Tegerdine's chart recorder plot shows that the fading began about 10 minutes before the flare's peak, giving him an early warning of what was about to happen. After reaching the nadir of signal strength, the blackout persisted as a "deep fade" for more than 20 minutes. In total, there was loss of signal for about a half an hour.

The rule of thumb with disturbances like this is that lower HF frequencies suffer more attenuation for longer periods than frequencies like 20 MHz.  I'd be completely unsurprised to hear that the 3.5 or 7.0 MHz were blacked out for longer than a half hour.

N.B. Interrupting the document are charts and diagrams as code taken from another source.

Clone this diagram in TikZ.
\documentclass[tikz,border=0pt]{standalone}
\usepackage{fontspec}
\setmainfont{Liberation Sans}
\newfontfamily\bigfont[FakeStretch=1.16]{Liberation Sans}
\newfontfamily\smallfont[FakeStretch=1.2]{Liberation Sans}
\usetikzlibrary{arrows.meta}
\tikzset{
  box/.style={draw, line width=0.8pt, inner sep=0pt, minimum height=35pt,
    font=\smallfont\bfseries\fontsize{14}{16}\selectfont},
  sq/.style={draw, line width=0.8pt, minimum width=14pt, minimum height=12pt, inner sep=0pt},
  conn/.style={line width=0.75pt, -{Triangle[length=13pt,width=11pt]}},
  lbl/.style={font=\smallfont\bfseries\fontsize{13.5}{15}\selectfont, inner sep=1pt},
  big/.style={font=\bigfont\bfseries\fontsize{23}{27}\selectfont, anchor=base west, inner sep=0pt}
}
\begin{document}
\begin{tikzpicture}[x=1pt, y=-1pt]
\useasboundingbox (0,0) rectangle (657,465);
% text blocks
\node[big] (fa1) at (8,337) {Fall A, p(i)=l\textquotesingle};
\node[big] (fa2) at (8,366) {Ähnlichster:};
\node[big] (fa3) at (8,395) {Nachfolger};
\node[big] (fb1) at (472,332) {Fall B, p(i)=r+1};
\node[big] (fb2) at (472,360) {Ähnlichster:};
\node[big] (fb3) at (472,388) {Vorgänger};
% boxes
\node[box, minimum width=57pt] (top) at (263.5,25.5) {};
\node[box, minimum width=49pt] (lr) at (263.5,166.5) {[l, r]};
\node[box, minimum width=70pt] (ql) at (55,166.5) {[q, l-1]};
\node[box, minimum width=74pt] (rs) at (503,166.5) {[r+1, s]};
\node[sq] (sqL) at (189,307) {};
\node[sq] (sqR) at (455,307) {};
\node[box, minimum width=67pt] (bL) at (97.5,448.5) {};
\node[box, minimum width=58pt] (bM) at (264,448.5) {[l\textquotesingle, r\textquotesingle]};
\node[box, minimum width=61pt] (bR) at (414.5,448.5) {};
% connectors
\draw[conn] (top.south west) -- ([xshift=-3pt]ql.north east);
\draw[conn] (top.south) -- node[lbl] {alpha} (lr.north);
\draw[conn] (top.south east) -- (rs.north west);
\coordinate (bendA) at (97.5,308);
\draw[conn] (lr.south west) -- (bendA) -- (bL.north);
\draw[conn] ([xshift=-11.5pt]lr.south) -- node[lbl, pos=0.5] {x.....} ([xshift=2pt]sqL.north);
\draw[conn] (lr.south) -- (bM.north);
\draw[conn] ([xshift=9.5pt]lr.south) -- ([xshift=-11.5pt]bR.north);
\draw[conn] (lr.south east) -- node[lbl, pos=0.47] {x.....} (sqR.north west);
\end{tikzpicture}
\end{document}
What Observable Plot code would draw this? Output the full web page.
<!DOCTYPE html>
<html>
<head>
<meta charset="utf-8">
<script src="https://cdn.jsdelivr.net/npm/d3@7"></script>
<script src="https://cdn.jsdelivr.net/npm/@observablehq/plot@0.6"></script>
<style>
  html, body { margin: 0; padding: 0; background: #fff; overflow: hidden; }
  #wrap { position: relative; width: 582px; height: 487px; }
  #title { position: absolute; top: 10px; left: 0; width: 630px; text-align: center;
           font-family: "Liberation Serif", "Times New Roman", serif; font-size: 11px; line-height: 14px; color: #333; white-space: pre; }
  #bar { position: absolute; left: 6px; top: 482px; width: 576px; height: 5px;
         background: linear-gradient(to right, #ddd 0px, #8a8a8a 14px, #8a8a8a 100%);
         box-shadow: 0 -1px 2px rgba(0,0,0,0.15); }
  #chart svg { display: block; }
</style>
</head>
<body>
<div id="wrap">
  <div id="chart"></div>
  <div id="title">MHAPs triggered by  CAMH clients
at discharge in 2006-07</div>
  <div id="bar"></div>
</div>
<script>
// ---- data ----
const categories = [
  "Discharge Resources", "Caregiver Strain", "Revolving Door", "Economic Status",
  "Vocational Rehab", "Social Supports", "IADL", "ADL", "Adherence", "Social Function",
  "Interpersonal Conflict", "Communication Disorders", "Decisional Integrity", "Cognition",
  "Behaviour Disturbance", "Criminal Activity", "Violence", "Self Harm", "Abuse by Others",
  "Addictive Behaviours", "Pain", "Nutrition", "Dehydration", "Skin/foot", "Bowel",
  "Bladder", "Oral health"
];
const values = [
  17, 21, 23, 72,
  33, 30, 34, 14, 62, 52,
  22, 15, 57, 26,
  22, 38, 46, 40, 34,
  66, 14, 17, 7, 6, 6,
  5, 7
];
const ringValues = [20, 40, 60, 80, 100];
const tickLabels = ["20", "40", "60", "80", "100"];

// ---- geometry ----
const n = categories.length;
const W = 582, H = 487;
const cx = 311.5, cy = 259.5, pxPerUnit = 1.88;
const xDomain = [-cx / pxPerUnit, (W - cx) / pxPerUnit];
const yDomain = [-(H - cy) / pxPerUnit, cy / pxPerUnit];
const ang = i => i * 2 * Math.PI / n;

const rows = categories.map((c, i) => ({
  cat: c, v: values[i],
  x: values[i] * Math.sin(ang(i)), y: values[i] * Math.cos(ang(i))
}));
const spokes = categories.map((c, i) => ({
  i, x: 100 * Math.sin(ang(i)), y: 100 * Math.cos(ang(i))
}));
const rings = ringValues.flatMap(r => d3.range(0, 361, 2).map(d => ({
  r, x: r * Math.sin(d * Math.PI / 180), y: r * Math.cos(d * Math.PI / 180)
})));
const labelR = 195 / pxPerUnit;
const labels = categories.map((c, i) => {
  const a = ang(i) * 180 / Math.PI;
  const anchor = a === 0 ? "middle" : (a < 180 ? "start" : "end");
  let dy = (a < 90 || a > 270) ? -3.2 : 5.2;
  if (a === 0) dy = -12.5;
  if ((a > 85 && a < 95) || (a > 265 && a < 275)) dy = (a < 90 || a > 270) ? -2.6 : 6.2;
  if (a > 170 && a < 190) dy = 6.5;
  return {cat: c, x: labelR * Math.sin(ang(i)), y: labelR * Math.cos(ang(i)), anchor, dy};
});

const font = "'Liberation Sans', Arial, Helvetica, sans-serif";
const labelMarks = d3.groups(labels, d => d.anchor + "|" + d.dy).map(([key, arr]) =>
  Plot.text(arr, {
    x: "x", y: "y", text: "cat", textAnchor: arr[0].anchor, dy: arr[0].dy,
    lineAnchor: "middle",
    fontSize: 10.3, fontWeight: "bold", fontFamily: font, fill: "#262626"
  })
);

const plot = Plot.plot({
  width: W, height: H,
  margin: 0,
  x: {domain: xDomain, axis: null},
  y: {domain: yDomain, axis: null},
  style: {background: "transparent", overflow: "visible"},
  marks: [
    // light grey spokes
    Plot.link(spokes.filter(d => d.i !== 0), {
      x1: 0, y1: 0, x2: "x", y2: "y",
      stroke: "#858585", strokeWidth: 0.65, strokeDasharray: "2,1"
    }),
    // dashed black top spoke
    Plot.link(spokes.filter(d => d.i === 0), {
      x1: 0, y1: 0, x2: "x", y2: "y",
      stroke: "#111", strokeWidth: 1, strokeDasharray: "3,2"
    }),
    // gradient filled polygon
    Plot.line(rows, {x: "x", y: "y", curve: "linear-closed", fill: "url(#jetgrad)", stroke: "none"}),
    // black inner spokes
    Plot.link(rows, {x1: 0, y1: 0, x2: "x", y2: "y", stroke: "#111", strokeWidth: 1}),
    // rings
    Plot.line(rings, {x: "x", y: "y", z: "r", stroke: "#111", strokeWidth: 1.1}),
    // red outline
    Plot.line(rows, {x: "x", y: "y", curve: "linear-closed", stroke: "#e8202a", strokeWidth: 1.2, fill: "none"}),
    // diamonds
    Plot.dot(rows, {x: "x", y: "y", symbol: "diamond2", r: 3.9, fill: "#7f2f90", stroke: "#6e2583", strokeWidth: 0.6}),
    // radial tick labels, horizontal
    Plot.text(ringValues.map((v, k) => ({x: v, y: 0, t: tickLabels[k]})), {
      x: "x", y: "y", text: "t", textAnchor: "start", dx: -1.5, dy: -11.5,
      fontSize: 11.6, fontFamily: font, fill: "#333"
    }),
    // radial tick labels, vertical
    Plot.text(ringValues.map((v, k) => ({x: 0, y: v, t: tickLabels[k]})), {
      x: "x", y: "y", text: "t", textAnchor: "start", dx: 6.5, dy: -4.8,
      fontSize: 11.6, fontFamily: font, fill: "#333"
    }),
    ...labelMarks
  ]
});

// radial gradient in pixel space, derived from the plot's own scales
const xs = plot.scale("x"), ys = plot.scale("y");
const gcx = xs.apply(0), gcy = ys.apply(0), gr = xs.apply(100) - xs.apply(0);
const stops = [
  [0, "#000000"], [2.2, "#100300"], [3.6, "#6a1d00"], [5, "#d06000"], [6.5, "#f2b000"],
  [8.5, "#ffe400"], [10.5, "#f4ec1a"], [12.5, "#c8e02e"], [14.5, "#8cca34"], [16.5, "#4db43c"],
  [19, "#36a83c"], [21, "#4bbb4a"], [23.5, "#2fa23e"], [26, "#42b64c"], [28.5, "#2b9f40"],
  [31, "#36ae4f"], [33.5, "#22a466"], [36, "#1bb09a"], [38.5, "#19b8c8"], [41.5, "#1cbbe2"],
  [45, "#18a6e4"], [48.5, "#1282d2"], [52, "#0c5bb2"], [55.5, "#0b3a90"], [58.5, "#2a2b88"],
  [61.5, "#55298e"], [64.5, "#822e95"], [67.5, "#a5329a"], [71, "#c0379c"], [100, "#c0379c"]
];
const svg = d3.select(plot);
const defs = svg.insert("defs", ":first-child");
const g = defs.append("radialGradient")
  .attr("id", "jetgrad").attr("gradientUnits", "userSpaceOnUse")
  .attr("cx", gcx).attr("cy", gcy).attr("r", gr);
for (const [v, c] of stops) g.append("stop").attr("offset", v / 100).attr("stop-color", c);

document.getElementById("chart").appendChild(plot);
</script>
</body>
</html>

Sunspot AR3590 is close to the center of the sun's Earth-facing side, while moderately high in latitude and among the first, if not THE first, naked-eye sunspot of cycle 25.  It's wider than 10 Earth diameters and relatively easy to see, although I feel obligated to say not to look at the sun without something like Eclipse glasses - dark enough film to reduce the brightness down to safe levels.  If you have a welding helmet, you're there.  In previous sunspot cycles I would catch a glimpse of big spots on the way into work this time of year, when the rising sun might be behind clouds dense enough to make looking at the sun painless.  

Image credits as shown in the image.

AR3509 has the magnetic configuration that makes more flares possible as it goes through its second week of rotation with the sun. No one can predict the strength of potential flares, at least with much accuracy, but NOAA is putting the chances of at least an X1 flare at 30% through the next 48 hours.  I view that as just a bit more trustworthy than the local fortune teller.  (You know - the gypsy with the gold-capped tooth.)

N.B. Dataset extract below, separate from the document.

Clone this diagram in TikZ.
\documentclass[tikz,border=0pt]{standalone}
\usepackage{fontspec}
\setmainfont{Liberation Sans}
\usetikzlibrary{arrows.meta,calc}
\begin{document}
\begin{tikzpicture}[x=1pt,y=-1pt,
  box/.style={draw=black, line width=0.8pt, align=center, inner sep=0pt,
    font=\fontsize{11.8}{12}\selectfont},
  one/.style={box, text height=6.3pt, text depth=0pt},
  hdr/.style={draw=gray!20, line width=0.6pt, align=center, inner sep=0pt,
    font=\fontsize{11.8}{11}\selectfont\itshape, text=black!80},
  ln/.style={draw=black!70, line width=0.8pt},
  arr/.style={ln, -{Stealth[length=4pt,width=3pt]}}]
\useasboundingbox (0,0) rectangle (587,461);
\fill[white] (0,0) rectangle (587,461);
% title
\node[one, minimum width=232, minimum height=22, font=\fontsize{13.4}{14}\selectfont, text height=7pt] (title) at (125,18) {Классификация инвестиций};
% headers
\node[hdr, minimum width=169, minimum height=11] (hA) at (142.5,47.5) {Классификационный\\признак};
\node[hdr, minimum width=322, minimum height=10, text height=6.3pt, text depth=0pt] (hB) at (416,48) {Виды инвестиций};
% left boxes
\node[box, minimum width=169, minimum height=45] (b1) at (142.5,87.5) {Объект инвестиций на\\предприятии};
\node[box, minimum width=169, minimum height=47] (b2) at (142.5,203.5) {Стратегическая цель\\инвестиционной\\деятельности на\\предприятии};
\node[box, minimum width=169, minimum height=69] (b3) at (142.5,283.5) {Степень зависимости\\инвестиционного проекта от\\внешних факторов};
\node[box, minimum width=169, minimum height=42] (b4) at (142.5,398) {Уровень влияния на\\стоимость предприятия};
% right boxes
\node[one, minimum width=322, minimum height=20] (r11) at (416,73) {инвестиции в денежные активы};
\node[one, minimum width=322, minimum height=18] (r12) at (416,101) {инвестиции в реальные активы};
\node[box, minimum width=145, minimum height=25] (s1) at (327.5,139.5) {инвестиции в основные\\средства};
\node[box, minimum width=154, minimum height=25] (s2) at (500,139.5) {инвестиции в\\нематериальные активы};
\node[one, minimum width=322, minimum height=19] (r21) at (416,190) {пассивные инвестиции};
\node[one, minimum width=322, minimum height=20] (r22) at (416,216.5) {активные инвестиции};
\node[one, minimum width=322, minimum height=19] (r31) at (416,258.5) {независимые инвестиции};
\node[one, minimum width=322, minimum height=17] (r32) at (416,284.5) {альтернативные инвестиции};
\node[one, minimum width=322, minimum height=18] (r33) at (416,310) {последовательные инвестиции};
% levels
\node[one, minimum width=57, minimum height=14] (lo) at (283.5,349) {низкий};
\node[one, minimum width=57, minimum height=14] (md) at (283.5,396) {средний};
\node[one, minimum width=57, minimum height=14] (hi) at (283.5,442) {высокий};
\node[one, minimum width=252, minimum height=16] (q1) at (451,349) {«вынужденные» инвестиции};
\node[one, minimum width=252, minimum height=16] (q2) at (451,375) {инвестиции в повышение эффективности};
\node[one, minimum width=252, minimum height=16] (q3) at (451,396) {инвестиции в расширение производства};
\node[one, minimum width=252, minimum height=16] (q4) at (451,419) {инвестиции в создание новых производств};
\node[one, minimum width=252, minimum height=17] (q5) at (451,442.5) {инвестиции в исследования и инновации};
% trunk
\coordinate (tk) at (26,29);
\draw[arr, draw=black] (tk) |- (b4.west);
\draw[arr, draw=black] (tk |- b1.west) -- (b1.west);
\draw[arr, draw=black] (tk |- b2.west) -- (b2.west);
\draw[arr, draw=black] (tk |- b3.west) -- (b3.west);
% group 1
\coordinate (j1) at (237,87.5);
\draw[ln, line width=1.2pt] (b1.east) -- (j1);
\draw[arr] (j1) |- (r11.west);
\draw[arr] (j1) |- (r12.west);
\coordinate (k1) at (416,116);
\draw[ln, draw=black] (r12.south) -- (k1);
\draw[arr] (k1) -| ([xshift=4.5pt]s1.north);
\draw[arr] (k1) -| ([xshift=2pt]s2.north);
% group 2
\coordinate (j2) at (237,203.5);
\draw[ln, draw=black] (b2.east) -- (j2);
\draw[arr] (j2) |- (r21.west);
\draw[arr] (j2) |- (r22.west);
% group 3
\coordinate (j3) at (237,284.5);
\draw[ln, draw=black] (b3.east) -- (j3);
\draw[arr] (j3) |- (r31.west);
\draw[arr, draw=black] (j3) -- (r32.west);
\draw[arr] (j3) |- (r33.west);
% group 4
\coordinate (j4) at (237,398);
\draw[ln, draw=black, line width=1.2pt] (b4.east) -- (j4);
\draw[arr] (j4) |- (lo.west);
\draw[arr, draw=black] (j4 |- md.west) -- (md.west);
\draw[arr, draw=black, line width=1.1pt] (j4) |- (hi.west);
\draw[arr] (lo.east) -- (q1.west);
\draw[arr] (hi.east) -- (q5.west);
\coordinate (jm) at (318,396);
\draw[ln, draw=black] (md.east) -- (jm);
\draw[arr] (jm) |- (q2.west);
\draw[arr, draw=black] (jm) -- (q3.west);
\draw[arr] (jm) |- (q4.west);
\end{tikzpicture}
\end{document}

There was a lot of speculation that the blackout some cellular providers experienced on the 22nd, particularly AT&T, was caused by that X6.3 flare.  People who study these things were quick to point out that without a CME to bring charged particles to Earth, that was pretty unlikely.  By the next day, AT&T was saying, "sorry - our bad" and taking responsibility for the whole mess.  "Anonymous sources" said it was a software update that went wrong.  Today, I've gotten an email and text messages from AT&T (they're my phone service provider) saying they're giving everyone a credit on our bills to compensate for no service while it was down.

"Based on our initial review, we believe that today's outage was caused by the application and execution of an incorrect process used as we were expanding our network, not a cyber attack," AT&T said on its website last night. "We are continuing our assessment of today's outage to ensure we keep delivering the service that our customers deserve."

I've seen some messages that say other providers had issues, but with the way all those networks are interconnected I can't say they couldn't have affected other providers.

To err is human but to really screw things up requires software.


  1. Definitely surprising that there was no CME. Will certainly keep watching what the sun is doing as we approach peak cycle.

  2. I understand that the most popular site that tracks cell outages counts "out" as when a connection cannot be made. That means that both ends get dinged, which means that anyone from AT&T calling anyone on Verizon will show a failed connection for each provider. Thus the outage plots all look the same due to cross-provider calls.

    I would take AT&T at their word that they caused it. It's like pulling teeth to get them to admit fault, so when they do it's likely the correct answer.

  3. Oddly enough, I have AT&T and had no issues that day... But out here, there were times other companies did, I assume due to their interconnectedness.